• **Given request**:
The first line to copy is the one with "Generate a Python"; the last is the one with "plt.rcParams['mathtext.fontset'] = 'stix'". Copy each line in that range exactly, leaving out all others.

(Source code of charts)
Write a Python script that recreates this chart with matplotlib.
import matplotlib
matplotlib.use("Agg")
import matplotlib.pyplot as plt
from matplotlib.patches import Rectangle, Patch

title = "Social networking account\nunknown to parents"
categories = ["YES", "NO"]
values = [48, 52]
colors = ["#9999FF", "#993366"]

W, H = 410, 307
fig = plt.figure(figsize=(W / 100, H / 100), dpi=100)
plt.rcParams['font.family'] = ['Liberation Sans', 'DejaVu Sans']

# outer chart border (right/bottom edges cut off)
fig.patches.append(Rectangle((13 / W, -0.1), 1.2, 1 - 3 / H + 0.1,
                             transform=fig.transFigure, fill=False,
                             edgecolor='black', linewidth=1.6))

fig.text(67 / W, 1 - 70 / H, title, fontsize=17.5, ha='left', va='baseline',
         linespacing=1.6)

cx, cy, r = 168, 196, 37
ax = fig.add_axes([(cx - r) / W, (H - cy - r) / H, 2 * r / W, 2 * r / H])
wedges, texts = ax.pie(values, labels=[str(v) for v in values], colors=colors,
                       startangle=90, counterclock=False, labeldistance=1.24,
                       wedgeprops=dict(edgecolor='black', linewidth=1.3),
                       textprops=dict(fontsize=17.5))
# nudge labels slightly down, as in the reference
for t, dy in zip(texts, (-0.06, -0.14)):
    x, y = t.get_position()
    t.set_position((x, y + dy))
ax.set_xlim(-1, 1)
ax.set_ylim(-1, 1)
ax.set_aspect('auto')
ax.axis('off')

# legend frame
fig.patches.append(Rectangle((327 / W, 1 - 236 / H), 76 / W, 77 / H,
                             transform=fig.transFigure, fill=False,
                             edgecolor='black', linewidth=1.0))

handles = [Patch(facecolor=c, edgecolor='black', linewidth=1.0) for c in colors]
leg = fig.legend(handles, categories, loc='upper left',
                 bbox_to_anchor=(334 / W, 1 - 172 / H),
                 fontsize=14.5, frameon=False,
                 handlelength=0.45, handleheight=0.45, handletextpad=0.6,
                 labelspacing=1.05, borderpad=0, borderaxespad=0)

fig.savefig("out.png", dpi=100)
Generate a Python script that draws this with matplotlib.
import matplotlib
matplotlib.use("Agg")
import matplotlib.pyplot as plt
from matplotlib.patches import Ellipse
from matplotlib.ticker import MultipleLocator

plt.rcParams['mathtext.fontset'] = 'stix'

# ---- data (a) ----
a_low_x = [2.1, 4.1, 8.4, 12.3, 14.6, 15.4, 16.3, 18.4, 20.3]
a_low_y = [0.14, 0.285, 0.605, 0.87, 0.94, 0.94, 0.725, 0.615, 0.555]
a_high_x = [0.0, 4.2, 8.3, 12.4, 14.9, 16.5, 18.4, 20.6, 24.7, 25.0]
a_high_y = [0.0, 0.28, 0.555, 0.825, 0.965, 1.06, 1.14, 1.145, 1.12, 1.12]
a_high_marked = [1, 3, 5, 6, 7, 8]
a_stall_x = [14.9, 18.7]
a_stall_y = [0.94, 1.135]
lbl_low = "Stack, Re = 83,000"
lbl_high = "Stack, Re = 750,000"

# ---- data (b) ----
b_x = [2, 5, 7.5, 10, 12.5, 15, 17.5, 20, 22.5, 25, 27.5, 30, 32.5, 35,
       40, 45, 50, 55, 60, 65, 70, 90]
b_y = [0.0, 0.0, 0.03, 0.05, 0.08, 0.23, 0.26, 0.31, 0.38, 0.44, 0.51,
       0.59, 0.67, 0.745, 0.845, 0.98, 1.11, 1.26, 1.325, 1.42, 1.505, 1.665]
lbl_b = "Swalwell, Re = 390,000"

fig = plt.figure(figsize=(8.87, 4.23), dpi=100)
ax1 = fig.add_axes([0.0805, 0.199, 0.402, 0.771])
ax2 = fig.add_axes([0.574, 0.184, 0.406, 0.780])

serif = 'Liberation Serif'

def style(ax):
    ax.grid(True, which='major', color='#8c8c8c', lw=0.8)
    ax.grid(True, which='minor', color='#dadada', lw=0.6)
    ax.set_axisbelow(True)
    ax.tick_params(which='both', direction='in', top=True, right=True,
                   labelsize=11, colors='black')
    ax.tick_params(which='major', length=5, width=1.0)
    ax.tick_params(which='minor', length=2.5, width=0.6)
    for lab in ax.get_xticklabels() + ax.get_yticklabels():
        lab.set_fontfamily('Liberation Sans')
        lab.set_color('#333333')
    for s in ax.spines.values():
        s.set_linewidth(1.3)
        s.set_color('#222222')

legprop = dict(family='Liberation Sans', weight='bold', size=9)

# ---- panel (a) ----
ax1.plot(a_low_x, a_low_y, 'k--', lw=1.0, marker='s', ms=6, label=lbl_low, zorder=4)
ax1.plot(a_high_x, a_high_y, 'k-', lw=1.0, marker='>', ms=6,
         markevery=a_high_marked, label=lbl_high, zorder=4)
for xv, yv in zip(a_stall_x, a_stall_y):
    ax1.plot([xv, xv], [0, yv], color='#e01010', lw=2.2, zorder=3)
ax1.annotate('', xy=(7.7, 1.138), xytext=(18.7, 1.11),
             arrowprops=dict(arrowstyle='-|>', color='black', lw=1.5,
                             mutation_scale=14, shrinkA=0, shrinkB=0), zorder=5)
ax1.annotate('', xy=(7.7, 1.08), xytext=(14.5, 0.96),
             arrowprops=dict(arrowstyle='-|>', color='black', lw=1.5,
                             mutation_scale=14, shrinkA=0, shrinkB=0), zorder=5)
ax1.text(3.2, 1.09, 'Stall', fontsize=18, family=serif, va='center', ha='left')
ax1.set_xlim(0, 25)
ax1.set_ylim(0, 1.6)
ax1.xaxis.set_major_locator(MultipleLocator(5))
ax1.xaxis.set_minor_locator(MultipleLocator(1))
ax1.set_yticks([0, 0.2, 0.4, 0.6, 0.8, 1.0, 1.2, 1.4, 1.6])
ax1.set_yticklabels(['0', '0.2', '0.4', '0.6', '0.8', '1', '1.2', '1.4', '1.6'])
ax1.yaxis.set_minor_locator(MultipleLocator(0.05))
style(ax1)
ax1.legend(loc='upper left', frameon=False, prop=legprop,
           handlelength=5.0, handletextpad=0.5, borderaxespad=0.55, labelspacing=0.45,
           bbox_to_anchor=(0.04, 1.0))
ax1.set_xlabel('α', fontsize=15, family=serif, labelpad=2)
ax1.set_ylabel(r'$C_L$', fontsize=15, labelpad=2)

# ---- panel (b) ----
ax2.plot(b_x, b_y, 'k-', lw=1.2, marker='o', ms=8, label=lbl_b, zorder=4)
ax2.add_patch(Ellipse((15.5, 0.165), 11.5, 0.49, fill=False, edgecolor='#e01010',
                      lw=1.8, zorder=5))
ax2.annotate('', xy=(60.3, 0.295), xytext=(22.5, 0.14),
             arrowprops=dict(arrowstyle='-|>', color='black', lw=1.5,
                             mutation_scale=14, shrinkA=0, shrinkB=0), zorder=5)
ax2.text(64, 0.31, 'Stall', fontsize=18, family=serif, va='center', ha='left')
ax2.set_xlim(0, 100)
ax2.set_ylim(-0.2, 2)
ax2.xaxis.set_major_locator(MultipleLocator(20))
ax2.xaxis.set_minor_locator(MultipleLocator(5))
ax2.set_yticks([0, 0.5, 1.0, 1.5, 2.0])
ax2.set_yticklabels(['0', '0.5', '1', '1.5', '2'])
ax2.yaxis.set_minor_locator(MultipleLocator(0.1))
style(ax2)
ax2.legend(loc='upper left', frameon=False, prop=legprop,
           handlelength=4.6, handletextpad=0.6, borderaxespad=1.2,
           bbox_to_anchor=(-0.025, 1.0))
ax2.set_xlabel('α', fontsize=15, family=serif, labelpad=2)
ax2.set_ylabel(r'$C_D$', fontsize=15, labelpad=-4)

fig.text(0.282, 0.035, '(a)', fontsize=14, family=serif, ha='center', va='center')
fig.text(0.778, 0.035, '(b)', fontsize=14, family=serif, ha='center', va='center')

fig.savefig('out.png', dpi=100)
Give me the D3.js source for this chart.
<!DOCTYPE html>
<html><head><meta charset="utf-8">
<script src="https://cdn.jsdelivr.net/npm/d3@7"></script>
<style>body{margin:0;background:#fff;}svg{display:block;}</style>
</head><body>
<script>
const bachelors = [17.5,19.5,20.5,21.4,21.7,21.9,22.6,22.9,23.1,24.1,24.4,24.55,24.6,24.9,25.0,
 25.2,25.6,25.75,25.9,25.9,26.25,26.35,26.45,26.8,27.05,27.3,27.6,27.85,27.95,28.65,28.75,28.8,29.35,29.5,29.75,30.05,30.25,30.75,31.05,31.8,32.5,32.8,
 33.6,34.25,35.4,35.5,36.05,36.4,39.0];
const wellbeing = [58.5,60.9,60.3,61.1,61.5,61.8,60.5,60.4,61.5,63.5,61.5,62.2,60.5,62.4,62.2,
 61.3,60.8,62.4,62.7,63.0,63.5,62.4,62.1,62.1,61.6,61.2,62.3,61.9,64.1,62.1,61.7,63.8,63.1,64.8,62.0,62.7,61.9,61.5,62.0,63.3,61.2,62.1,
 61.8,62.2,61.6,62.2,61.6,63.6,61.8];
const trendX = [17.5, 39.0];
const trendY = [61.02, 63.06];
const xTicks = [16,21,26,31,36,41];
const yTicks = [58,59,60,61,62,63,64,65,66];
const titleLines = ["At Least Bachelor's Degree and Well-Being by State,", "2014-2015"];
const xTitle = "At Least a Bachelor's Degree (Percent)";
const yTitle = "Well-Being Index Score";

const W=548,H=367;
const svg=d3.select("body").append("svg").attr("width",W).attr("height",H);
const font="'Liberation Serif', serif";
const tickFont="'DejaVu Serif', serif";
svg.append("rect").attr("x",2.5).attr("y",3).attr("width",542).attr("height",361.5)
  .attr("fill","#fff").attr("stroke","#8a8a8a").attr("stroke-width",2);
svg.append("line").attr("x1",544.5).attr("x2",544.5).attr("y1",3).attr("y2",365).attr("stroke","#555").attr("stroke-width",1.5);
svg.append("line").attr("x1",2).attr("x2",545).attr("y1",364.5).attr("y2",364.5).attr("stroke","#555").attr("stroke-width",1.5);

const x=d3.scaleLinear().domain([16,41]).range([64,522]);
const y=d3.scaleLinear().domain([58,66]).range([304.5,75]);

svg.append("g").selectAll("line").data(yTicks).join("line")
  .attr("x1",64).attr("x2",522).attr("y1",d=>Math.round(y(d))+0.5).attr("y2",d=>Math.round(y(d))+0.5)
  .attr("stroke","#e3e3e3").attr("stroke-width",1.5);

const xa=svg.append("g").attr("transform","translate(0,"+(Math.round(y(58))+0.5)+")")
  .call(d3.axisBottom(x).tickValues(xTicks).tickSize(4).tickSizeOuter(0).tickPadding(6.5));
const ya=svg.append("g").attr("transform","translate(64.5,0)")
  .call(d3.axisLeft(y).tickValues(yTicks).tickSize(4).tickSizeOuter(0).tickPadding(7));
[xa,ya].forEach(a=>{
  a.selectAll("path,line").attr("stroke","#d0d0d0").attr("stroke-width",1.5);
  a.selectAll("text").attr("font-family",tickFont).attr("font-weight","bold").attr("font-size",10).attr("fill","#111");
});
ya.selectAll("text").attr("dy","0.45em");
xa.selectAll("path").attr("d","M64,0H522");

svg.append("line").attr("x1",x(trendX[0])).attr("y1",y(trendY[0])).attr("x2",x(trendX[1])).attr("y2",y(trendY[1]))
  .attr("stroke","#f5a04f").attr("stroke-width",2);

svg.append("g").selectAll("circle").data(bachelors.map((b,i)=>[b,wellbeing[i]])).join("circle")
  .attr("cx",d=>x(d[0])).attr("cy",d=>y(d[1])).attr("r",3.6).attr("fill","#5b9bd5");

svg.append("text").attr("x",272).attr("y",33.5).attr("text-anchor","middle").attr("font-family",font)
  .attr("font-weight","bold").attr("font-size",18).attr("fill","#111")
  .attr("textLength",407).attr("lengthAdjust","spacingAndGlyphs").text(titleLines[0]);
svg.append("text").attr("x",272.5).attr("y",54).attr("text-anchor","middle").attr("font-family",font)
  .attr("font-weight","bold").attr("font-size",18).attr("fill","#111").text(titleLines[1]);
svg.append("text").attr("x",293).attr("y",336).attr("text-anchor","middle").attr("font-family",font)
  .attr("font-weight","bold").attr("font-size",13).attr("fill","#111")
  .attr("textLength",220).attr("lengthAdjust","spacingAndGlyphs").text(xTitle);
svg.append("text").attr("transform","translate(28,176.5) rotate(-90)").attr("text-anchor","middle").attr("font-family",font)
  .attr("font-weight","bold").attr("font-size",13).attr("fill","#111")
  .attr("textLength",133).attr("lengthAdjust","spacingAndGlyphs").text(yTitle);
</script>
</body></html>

• **Result of the task**:
Generate a Python script that draws this with matplotlib.
import matplotlib
matplotlib.use("Agg")
import matplotlib.pyplot as plt
from matplotlib.patches import Ellipse
from matplotlib.ticker import MultipleLocator

plt.rcParams['mathtext.fontset'] = 'stix'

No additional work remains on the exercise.